Russia challenges chemical watchdog on naming perpetrators
UNITED NATIONS (AP) — Russia is seeking Security Council approval for a resolution that challenges the global chemical weapons watchdog for setting up an investigative team with the power to name perpetrators of chemical attacks.
The draft resolution circulated to council members Thursday and obtained by The Associated Press notes “with concern the continuing politicization of the work” of the Organization for the Prohibition of Chemical Weapons, or OPCW.
It says the Security Council is the only international body authorized to impose “legitimate compulsory measures” on countries that violate the chemical weapons convention.
The OPCW took the initiative to apportion blame for poison gas and nerve agent attacks last year after Russia used its veto in the Security Council to terminate a joint U.N.-OPCW investigative body set up in 2015 to determine responsibility for chemical attacks.

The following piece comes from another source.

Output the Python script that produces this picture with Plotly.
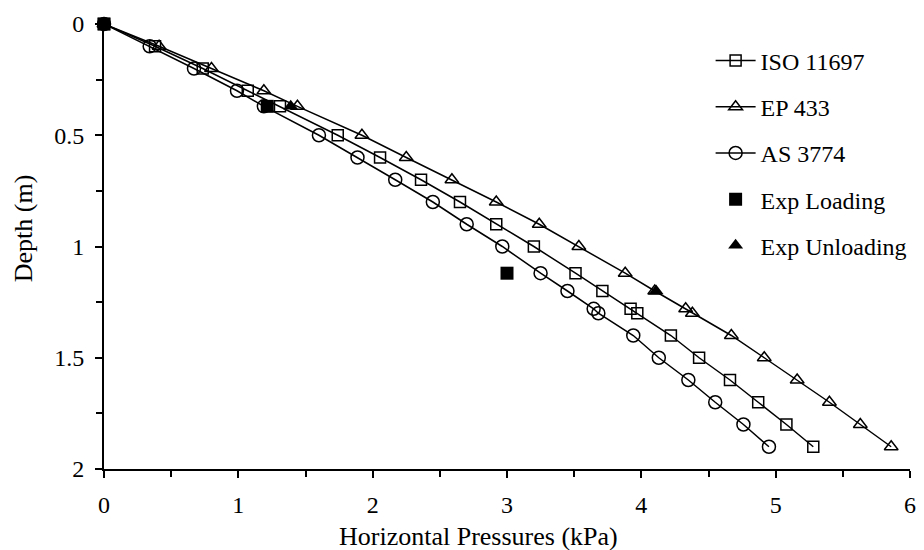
import plotly.graph_objects as go

# Depth below surface (m) at which each prediction is evaluated
depth = [0, 0.1, 0.2, 0.3, 0.37, 0.5, 0.6, 0.7, 0.8, 0.9, 1.0, 1.12, 1.2,
         1.28, 1.3, 1.4, 1.5, 1.6, 1.7, 1.8, 1.9]

# Predicted horizontal pressures (kPa)
iso_11697 = [0, 0.38, 0.735, 1.07, 1.31, 1.74, 2.055, 2.36, 2.65, 2.92, 3.2,
             3.51, 3.71, 3.92, 3.97, 4.22, 4.43, 4.66, 4.87, 5.08, 5.28]
ep_433 = [0, 0.41, 0.80, 1.19, 1.44, 1.92, 2.25, 2.59, 2.92, 3.24, 3.535,
          3.88, 4.10, 4.33, 4.38, 4.67, 4.915, 5.16, 5.40, 5.63, 5.86]
as_3774 = [0, 0.34, 0.67, 0.99, 1.19, 1.60, 1.887, 2.168, 2.448, 2.70, 2.965,
           3.25, 3.45, 3.645, 3.68, 3.94, 4.13, 4.35, 4.55, 4.76, 4.95]

# Measured pressures
exp_loading_depth = [0, 0.37, 1.12]
exp_loading = [0, 1.215, 3.0]
exp_unloading_depth = [0.37, 1.2]
exp_unloading = [1.39, 4.11]

FONT = "Liberation Serif"
BLACK = "black"

fig = go.Figure()


def model_trace(x, name, symbol, size):
    return go.Scatter(
        x=x, y=depth, name=name, mode="lines+markers", legendgroup=name,
        line=dict(color=BLACK, width=1.5),
        marker=dict(symbol=symbol, size=size, color=BLACK,
                    line=dict(color=BLACK, width=1.5)),
        cliponaxis=False,
    )


fig.add_trace(model_trace(iso_11697, "ISO 11697", "square-open", 11))
fig.add_trace(model_trace(ep_433, "EP 433", "triangle-up-open", 12))
fig.add_trace(model_trace(as_3774, "AS 3774", "circle-open", 13))
fig.add_trace(go.Scatter(
    x=exp_loading, y=exp_loading_depth, name="Exp Loading", mode="markers",
    legendgroup="Exp Loading",
    marker=dict(symbol="square", size=13, color=BLACK), cliponaxis=False))
fig.add_trace(go.Scatter(
    x=exp_unloading, y=exp_unloading_depth, name="Exp Unloading",
    mode="markers", legendgroup="Exp Unloading",
    marker=dict(symbol="triangle-up", size=13, color=BLACK), cliponaxis=False))

axis_common = dict(
    showgrid=False, zeroline=False, showline=True, linecolor=BLACK,
    linewidth=2, ticks="outside", ticklen=7, tickwidth=1.5, tickcolor=BLACK,
    tickfont=dict(family=FONT, size=24, color=BLACK),
)

fig.update_xaxes(
    range=[0, 6], tickmode="array", tickvals=[0, 1, 2, 3, 4, 5, 6],
    ticktext=["0", "1", "2", "3", "4", "5", "6"],
    minor=dict(dtick=0.5, ticks="outside", ticklen=6, tickwidth=1.5,
               tickcolor=BLACK),
    ticklabelstandoff=6,
    **axis_common,
)
fig.update_yaxes(
    range=[2, 0], tickmode="array", tickvals=[0, 0.5, 1, 1.5, 2],
    ticktext=["0", "0.5", "1", "1.5", "2"],
    minor=dict(dtick=0.25, ticks="outside", ticklen=6, tickwidth=1.5,
               tickcolor=BLACK),
    ticklabelstandoff=6,
    **axis_common,
)

fig.add_annotation(
    text="Horizontal Pressures (kPa)", xref="paper", yref="paper",
    x=(481 - 103.5) / (916 - 103.5), y=-(537 - 469.5) / (469.5 - 23.5),
    xanchor="center", yanchor="middle", showarrow=False,
    font=dict(family=FONT, size=26, color=BLACK))
fig.add_annotation(
    text="Depth (m)", xref="paper", yref="paper", textangle=-90,
    x=-(103.5 - 22) / (916 - 103.5), y=(469.5 - 228) / (469.5 - 23.5),
    xanchor="center", yanchor="middle", showarrow=False,
    font=dict(family=FONT, size=26, color=BLACK))

fig.update_layout(
    width=924, height=550,
    margin=dict(l=103.5, r=8, t=23.5, b=80.5),
    paper_bgcolor="white", plot_bgcolor="white",
    showlegend=True,
    legend=dict(
        x=(715 - 103.5) / (916 - 103.5), y=(469.5 - 38) / (469.5 - 23.5),
        xanchor="left", yanchor="top",
        font=dict(family=FONT, size=24, color=BLACK),
        bgcolor="rgba(0,0,0,0)", borderwidth=0,
        tracegroupgap=12, itemwidth=40,
    ),
)

fig.write_html("out.html")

The U.N.-OPCW team accused Syria of using chlorine gas in at least two attacks in 2014 and 2015 and the nerve agent sarin in an aerial attack on Khan Sheikhoun in April 2017 that killed about 100 people and affected about 200 others. The latter attack led to a U.S. airstrike on a Syrian airfield.
The team also accused the Islamic State extremist group of using mustard gas twice in 2015 and 2016.

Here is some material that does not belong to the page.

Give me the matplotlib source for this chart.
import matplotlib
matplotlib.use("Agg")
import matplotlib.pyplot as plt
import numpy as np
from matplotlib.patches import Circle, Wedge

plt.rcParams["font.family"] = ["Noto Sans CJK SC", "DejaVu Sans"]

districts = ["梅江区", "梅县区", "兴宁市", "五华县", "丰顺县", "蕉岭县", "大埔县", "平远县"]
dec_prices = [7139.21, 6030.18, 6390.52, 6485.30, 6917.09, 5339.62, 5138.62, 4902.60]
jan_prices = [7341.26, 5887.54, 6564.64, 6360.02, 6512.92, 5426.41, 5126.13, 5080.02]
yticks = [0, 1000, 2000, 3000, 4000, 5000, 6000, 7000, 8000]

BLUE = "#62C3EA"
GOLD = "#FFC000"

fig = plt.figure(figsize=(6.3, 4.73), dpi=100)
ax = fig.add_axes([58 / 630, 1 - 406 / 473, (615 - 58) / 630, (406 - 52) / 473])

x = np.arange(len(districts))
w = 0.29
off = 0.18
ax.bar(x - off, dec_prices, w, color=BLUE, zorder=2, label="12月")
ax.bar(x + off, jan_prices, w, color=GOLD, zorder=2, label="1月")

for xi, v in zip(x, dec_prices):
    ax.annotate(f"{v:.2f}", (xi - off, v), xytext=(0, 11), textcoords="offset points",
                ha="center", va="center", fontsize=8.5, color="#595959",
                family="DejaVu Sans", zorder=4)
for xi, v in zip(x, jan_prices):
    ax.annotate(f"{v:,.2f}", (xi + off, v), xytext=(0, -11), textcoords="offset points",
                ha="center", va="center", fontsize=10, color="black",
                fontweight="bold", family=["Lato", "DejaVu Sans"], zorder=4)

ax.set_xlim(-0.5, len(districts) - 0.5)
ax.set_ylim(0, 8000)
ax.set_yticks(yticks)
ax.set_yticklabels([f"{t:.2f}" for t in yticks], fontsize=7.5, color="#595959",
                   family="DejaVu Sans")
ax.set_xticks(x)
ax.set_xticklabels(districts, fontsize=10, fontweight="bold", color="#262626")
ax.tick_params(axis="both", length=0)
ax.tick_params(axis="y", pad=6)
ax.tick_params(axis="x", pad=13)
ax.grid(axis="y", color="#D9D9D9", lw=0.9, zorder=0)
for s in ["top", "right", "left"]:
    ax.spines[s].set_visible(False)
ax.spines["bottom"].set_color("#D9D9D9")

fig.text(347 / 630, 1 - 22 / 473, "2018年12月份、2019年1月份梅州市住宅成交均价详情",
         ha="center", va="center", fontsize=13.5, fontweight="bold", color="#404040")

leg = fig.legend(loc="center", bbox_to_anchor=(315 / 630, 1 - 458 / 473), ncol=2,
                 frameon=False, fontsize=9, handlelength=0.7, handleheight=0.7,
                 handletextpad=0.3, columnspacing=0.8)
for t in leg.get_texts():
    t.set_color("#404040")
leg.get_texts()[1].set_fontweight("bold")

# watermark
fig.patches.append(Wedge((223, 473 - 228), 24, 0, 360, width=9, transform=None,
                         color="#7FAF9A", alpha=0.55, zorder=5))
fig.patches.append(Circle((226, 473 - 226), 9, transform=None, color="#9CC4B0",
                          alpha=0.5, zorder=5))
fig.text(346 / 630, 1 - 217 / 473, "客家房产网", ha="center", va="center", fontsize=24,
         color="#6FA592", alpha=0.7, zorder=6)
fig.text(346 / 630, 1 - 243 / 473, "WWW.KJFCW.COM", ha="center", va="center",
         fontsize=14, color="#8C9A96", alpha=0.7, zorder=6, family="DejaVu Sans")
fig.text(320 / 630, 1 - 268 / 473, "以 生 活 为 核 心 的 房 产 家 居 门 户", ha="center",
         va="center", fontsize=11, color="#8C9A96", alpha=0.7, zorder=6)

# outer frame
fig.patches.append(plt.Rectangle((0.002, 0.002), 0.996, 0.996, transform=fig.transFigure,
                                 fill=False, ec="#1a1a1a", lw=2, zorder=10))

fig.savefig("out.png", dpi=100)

Russia, a close ally of Syria, claimed the U.N.-OPCW team was not professional or objective in its investigations and vetoed a resolution to extend its mandate.
The OPCW was created to implement a 1997 treaty that banned chemical weapons, but lacked a mandate to name the parties it found responsible for using them.
Many OPCW member nations saw the inability to assign responsibility as a senseless hamstring, especially after fatal chemical attacks during the war in Syria and Russia’s veto. Russia opposed adding a new power to the chemical watchdog’s portfolio, saying that was a decision that belonged to the United Nations.
Britain led the campaign to give the OPCW new teeth, and last June members voted 82-24 — more than the two-thirds majority needed — to expand the organization’s powers to apportion blame for illegal attacks.
The Russian draft resolution calls on the parties to the chemical weapons convention to cooperate with each other and “seek to restore the spirit of consensus in the OPCW.”